(Records with drawing code)
○ ○ ○

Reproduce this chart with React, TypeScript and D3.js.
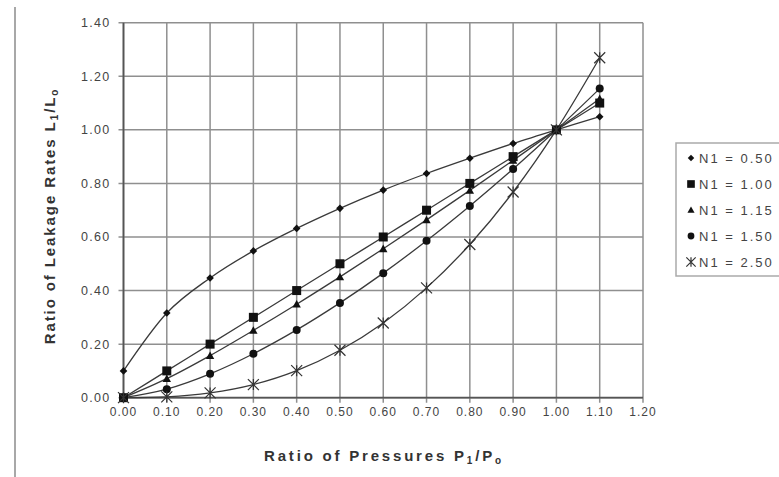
import React from "react";
import * as d3 from "d3";

const xValues = [0, 0.1, 0.2, 0.3, 0.4, 0.5, 0.6, 0.7, 0.8, 0.9, 1.0, 1.1];
const seriesNames = ["N1 = 0.50", "N1 = 1.00", "N1 = 1.15", "N1 = 1.50", "N1 = 2.50"];
const n050 = [0.1, 0.316, 0.447, 0.548, 0.632, 0.707, 0.775, 0.837, 0.894, 0.949, 1.0, 1.049];
const n100 = [0, 0.1, 0.2, 0.3, 0.4, 0.5, 0.6, 0.7, 0.8, 0.9, 1.0, 1.1];
const n115 = [0, 0.071, 0.157, 0.251, 0.349, 0.451, 0.556, 0.664, 0.774, 0.886, 1.0, 1.116];
const n150 = [0, 0.032, 0.089, 0.164, 0.253, 0.354, 0.465, 0.586, 0.716, 0.854, 1.0, 1.154];
const n250 = [0, 0.003, 0.018, 0.049, 0.101, 0.177, 0.279, 0.41, 0.572, 0.768, 1.0, 1.269];
const markers = ["diamond", "square", "triangle", "circle", "star"];
const xTicks = [0, 0.1, 0.2, 0.3, 0.4, 0.5, 0.6, 0.7, 0.8, 0.9, 1.0, 1.1, 1.2];
const yTicks = [0, 0.2, 0.4, 0.6, 0.8, 1.0, 1.2, 1.4];

const allSeries = [n050, n100, n115, n150, n250];

function Marker({ type, x, y, k = 1 }: { type: string; x: number; y: number; k?: number }) {
  const c = "#111";
  if (type === "diamond") {
    const s = 3.8 * k;
    return <path d={`M${x},${y - s}L${x + s},${y}L${x},${y + s}L${x - s},${y}Z`} fill={c} />;
  }
  if (type === "square") {
    const s = 4.5 * k;
    return <rect x={x - s} y={y - s} width={2 * s} height={2 * s} fill={c} />;
  }
  if (type === "triangle") {
    const s = 4.2 * k;
    return <path d={`M${x},${y - s}L${x + s},${y + s * 0.8}L${x - s},${y + s * 0.8}Z`} fill={c} />;
  }
  if (type === "circle") {
    return <circle cx={x} cy={y} r={4 * k} fill={c} />;
  }
  const s = 5.5 * k;
  return (
    <path
      d={`M${x - s},${y - s}L${x + s},${y + s}M${x - s},${y + s}L${x + s},${y - s}M${x},${y - s}L${x},${y + s}`}
      stroke="#333"
      strokeWidth={1.2}
      fill="none"
    />
  );
}

export default function App() {
  const W = 779;
  const H = 477;
  const left = 123.5;
  const right = 643;
  const top = 22.7;
  const bottom = 397.7;
  const x = d3.scaleLinear().domain([0, 1.2]).range([left, right]);
  const y = d3.scaleLinear().domain([0, 1.4]).range([bottom, top]);
  const line = d3
    .line<number>()
    .x((_, i) => x(xValues[i]))
    .y((d) => y(d))
    .curve(d3.curveCardinal.tension(0));
  const font = "Arial, 'Liberation Sans', sans-serif";
  const gridColor = "#8f8f8f";

  return (
    <svg
      width={W}
      height={H}
      style={{ position: "absolute", left: 0, top: 0, background: "#fff" }}
      fontFamily={font}
    >
      <line x1={15} x2={15} y1={7} y2={477} stroke="#a8a8a8" strokeWidth={2} />
      {xTicks.map((t) => (
        <line key={"gx" + t} x1={x(t)} x2={x(t)} y1={top} y2={bottom + 5} stroke={gridColor} strokeWidth={1.5} />
      ))}
      {yTicks.map((t) => (
        <line key={"gy" + t} x1={left - 5} x2={right} y1={y(t)} y2={y(t)} stroke={gridColor} strokeWidth={1.5} />
      ))}
      <line x1={left} x2={left} y1={top} y2={bottom} stroke="#555" strokeWidth={1.8} />
      <line x1={left} x2={right} y1={bottom} y2={bottom} stroke="#555" strokeWidth={1.8} />
      {xTicks.map((t) => (
        <text key={"tx" + t} x={x(t)} y={bottom + 18} textAnchor="middle" fontSize={12} fill="#444" letterSpacing={1}>
          {t.toFixed(2)}
        </text>
      ))}
      {yTicks.map((t) => (
        <text key={"ty" + t} x={left - 13} y={y(t) + 4.5} textAnchor="end" fontSize={12.5} fill="#444" letterSpacing={1.3}>
          {t.toFixed(2)}
        </text>
      ))}
      {allSeries.map((s, i) => (
        <path key={"l" + i} d={line(s) || ""} fill="none" stroke="#3a3a3a" strokeWidth={1.3} />
      ))}
      {allSeries.map((s, i) =>
        s.map((v, j) => <Marker key={"m" + i + "-" + j} type={markers[i]} x={x(xValues[j])} y={y(v)} />)
      )}
      <text x={384} y={461} textAnchor="middle" fontSize={15} fontWeight="bold" fill="#333" letterSpacing={2.8}>
        Ratio of Pressures P
        <tspan fontSize={10} dy={3}>1</tspan>
        <tspan dy={-3}>/P</tspan>
        <tspan fontSize={10} dy={3}>o</tspan>
      </text>
      <text
        transform={`translate(55, 216) rotate(-90)`}
        textAnchor="middle"
        fontSize={15}
        fontWeight="bold"
        fill="#333"
        letterSpacing={1.9}
      >
        Ratio of Leakage Rates L
        <tspan fontSize={10} dy={3}>1</tspan>
        <tspan dy={-3}>/L</tspan>
        <tspan fontSize={10} dy={3}>o</tspan>
      </text>
      <rect x={676} y={143} width={110} height={133} fill="#fff" stroke="#aaa" strokeWidth={1.5} />
      {seriesNames.map((n, i) => (
        <g key={"lg" + i}>
          <Marker type={markers[i]} x={691} y={158 + i * 26} k={0.85} />
          <text x={699} y={158 + i * 26 + 4.5} fontSize={13} fill="#444" letterSpacing={2}>
            {n}
          </text>
        </g>
      ))}
    </svg>
  );
}
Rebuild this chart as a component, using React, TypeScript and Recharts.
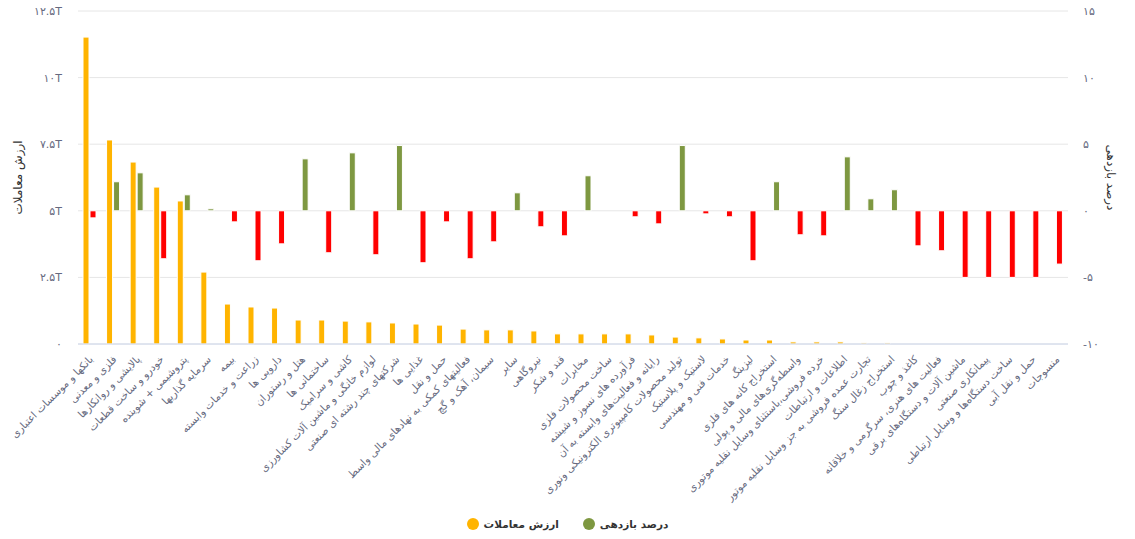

○ ○ ○

◆ WHAT YOU WILL DO ◆
Copy nothing but the lines from the top of the data down to the line containing "const allSeries = [n050, n100, n115, n150, n250];", and leave the pictures out.

◆ THE SOLUTION ◆
Reproduce this chart with React, TypeScript and D3.js.
import React from "react";
import * as d3 from "d3";

const xValues = [0, 0.1, 0.2, 0.3, 0.4, 0.5, 0.6, 0.7, 0.8, 0.9, 1.0, 1.1];
const seriesNames = ["N1 = 0.50", "N1 = 1.00", "N1 = 1.15", "N1 = 1.50", "N1 = 2.50"];
const n050 = [0.1, 0.316, 0.447, 0.548, 0.632, 0.707, 0.775, 0.837, 0.894, 0.949, 1.0, 1.049];
const n100 = [0, 0.1, 0.2, 0.3, 0.4, 0.5, 0.6, 0.7, 0.8, 0.9, 1.0, 1.1];
const n115 = [0, 0.071, 0.157, 0.251, 0.349, 0.451, 0.556, 0.664, 0.774, 0.886, 1.0, 1.116];
const n150 = [0, 0.032, 0.089, 0.164, 0.253, 0.354, 0.465, 0.586, 0.716, 0.854, 1.0, 1.154];
const n250 = [0, 0.003, 0.018, 0.049, 0.101, 0.177, 0.279, 0.41, 0.572, 0.768, 1.0, 1.269];
const markers = ["diamond", "square", "triangle", "circle", "star"];
const xTicks = [0, 0.1, 0.2, 0.3, 0.4, 0.5, 0.6, 0.7, 0.8, 0.9, 1.0, 1.1, 1.2];
const yTicks = [0, 0.2, 0.4, 0.6, 0.8, 1.0, 1.2, 1.4];

const allSeries = [n050, n100, n115, n150, n250];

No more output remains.